Hard to believe how fast three weeks went by. I'm heading to Beijing today and though I am definitely looking forward to that I am sad to be leaving Mongolia. I actually feel like I've spent an appropriate amount of time in Ulaanbaatar but have an equally strong feeling that I need to get out to Hovd next time I come back, which will hopefully be soon. Much more to do and learn with the music, of course, and I have a far better sense of what I am interested in studying after just a few weeks, especially among the younger players in what are generally called "folk ethnic bands".

I also really want to get to the Gobi. I met some American parisitologists who worked there for a month (30 kilometers from the closest water!) and it sounds like something I really need to see.

I don't have the time now to do a thoughtful retrospect at the moment because time is short, but figured I throw up a few more pictures. And anyway, I am sure the visuals are more interesting then my musings (best filed away in an obscure journal?)

Here is a nomad who set up a ger right in the middle of this industrial wasteland in central UB, grazing horses among these asbestos covered pipes.

These could be his cattle, or someone else's. Even in the middle of the city along these trash strewn waterways (some of which only have water right after it rains) people graze goats and cattle. This is in the middle of the city between the central downtown and the big Nadaam stadium

Here is a huge Buddha at the end of town, not far freom that Chingiss Khan inscribed in the mountainside.

Higher still then the Buddha is a Soviet-era war memorial which offers a nice view of huge sprawling UB. Also a nice aerial into the ger camps which nestle around the base of the monument, a view that is hard to get unless you wander into the ger districts. And one of the most common phrases I heard from expats and Mongolians alike was "don't walk alone in the ger districts."

Here is a view from the top, note Buddha in lower left for scale. I've been living at about one o'clock in this picture.

On top by the monument was a guy selling paintings who also could did a little khoomei. He spoke English reasonably well and it turns out had once toured the U.S. doing khoomei. He was in a chatty mood because a group of French tourists had just bought all of his paintings. (There are a lot of French tourists here, more than any other foreign group it seems.

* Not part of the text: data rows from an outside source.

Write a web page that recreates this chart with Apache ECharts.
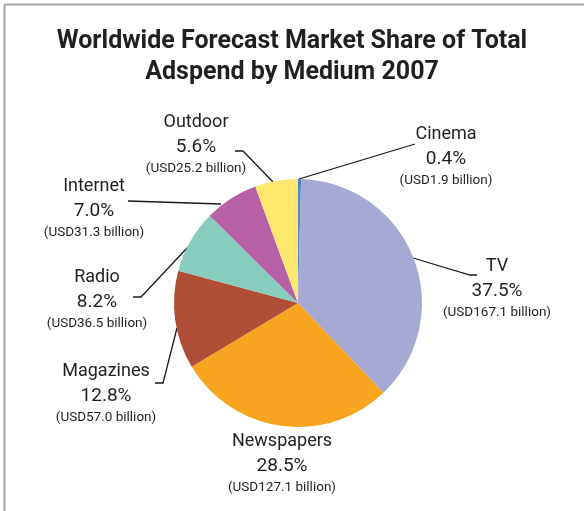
<!DOCTYPE html>
<html>
<head>
<meta charset="utf-8">
<script src="https://cdn.jsdelivr.net/npm/echarts@6/dist/echarts.min.js"></script>
<style>
  html, body { margin: 0; padding: 0; background: #fff; }
  #chart { width: 584px; height: 511px; }
</style>
</head>
<body>
<div id="chart"></div>
<script>
// slices, clockwise from 12 o'clock
const media = ["Cinema", "TV", "Newspapers", "Magazines", "Radio", "Internet", "Outdoor"];
const shares = [0.4, 37.5, 28.5, 12.8, 8.2, 7.0, 5.6];
const usdBillions = ["1.9", "167.1", "127.1", "57.0", "36.5", "31.3", "25.2"];
const colors = ["#4a8ccb", "#a7a9d5", "#f7a51f", "#b04e36", "#86cdbd", "#b760a6", "#fee76e"];

// label anchors (centre x, name line y) and leader lines, in px
const labelSpots = [
  { x: 446, y: 133, line: [[299, 179], [415, 144]] },
  { x: 497, y: 265, line: [[413, 258], [470, 275], [477, 275]] },
  { x: 282, y: 440, line: null },
  { x: 106, y: 370, line: [[177, 328], [163, 383], [155, 383]] },
  { x: 97, y: 276, line: [[188, 247], [141, 297], [133, 297]] },
  { x: 94, y: 185, line: [[221, 204], [128, 201]] },
  { x: 196, y: 121, line: [[273, 182], [243, 151], [235, 151]] }
];

const font = "Roboto, 'Noto Sans', sans-serif";

const chart = echarts.init(document.getElementById("chart"));

chart.setOption({
  animation: false,
  title: {
    text: "Worldwide Forecast Market Share of Total\nAdspend by Medium 2007",
    left: "center",
    top: 21,
    textStyle: {
      fontFamily: font,
      fontSize: 25,
      fontWeight: "bold",
      color: "#231f20",
      lineHeight: 31
    }
  },
  graphic: [
    { type: "line", shape: { x1: 4.5, y1: 4.5, x2: 4.5, y2: 511 }, style: { stroke: "#a3a3a3", lineWidth: 2 } },
    { type: "line", shape: { x1: 4.5, y1: 4.5, x2: 584, y2: 4.5 }, style: { stroke: "#a3a3a3", lineWidth: 2 } }
  ],
  series: [{
    type: "pie",
    center: [298, 303],
    radius: 124,
    startAngle: 90,
    clockwise: true,
    avoidLabelOverlap: false,
    itemStyle: { borderWidth: 0 },
    data: media.map((m, i) => ({ name: m, value: shares[i], itemStyle: { color: colors[i] } })),
    label: {
      show: true,
      position: "outside",
      fontFamily: font,
      color: "#231f20",
      formatter: p => `{n|${p.name}}\n{p|${shares[p.dataIndex].toFixed(1)}%}\n{u|(USD${usdBillions[p.dataIndex]} billion)}`,
      rich: {
        n: { fontFamily: font, fontSize: 18, lineHeight: 26, color: "#231f20", align: "center" },
        p: { fontFamily: font, fontSize: 19, lineHeight: 24, color: "#231f20", align: "center" },
        u: { fontFamily: font, fontSize: 13.5, lineHeight: 20, color: "#231f20", align: "center" }
      }
    },
    labelLine: {
      show: true,
      lineStyle: { color: "#1a1a1a", width: 1.3 }
    },
    labelLayout: params => {
      const s = labelSpots[params.dataIndex];
      const out = { x: s.x, y: s.y - 12, align: "center", verticalAlign: "top" };
      if (s.line) {
        const pts = s.line.slice();
        while (pts.length < 3) pts.push(pts[pts.length - 1]);
        out.labelLinePoints = pts;
      } else {
        out.labelLinePoints = [[s.x, s.y], [s.x, s.y], [s.x, s.y]];
      }
      return out;
    }
  }]
});
</script>
</body>
</html>
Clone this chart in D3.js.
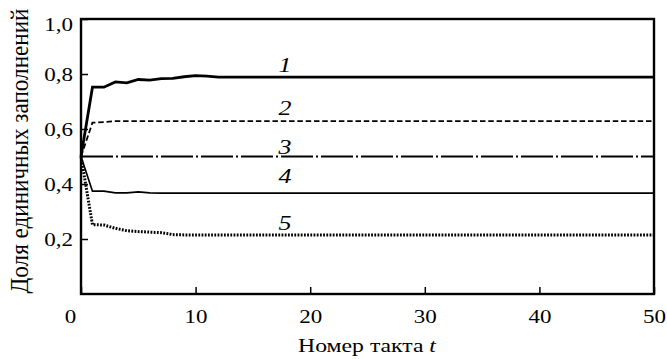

And French cafes and a french bookstore, whereas I don't know of an exclusively English bookshop, though one could exist that I missed). "The French have so much money," he said. He was actually trained as an engineer but when socialism ended he was unable to find any work so instead did singing, which he had learned from his father who was, of course, from Hovd in the West. Now he runs a music school for kids in the ger district, teaching morin khuur and khoomei. His daughter is a contortionist, 11 now but training since she was three. His wife is a Mormon. So this single family is the almost a microcosm of the modern Mongolian experience.

Here a few random pictures from the countryside. I find it hard if not impossible to capture landscape on film. Something to learn how to do.

You can call this the obligatory camel picture.

It is kind of wild to see camels wandering around though.

Here is the Argapala Meditation center, up a ways on a mountain side. The walk to it is over this very swingy bridge of weathered planks and steel cables. For some reason I didn't take a picture closer up to the temple. It was small but impressively set against the mountain with the 108 stairs up.

The lama at this temple was friends with my driver. When we found him he was building something with some carpenters and looked indistinguishaable from them. Most of the meditation happens in these gers, instead a structure.

Actually that is a terrible picture since you can't see the gers. But the view looking this way was nice.

Behind there are some paintings up on the cliff, though also hard to see unless you zero in on this picture.

This is at a nomadic encampment on the steppe. Standing on the steppe is definitely interesting, makes you wnat to be even more remote though at the same time it is a bit wild to be around absolutely no trees. I really would have rather skipped the visit in the interest of going even further, but stop we did, I think because my driver wanted to buy and drink a bunch of airag (it was his birthday). Airag is fermented mare's milk, and this is the season for it. There are gers all over the city selling it, but our in the countryside they give you it free if you stop by and also sell liters of it for about 2000 tugrugs (a bit over two bucks).

Horses, steppe.

I did really like the ger camp stoves, which they sell at the black market in UB (along with all the other parts to make your own ger) but I couldn't really see a way to get it back to the US, alas. Would have been good for camping.

If you are looking for romance in the nomadic life, forget it. The nomads all hung out and watched satellite tv, via these solar panels.

In town you see all sorts of weatherbeaten and very dynmamic looking bandylegged old timers in deels and riding boots looking extremely out of time and evocative. In this nomadic camp everybody wore shiny addidas shorts, flip flops and no shirts and watched some kind of cartoon. It was both surreal and a bit hellish, truth be told.

I don't even have satellite tv, so these folks are keyed in better than me.

My translator grew up in the remote northeast, where Chingiss Khan was born, and grew up in a ger with her parents and 10 (!) siblings. She used to race horses too, and sang a song to the horses she used to sing when starting a ride as we were standing out there, best part of the day to my mind.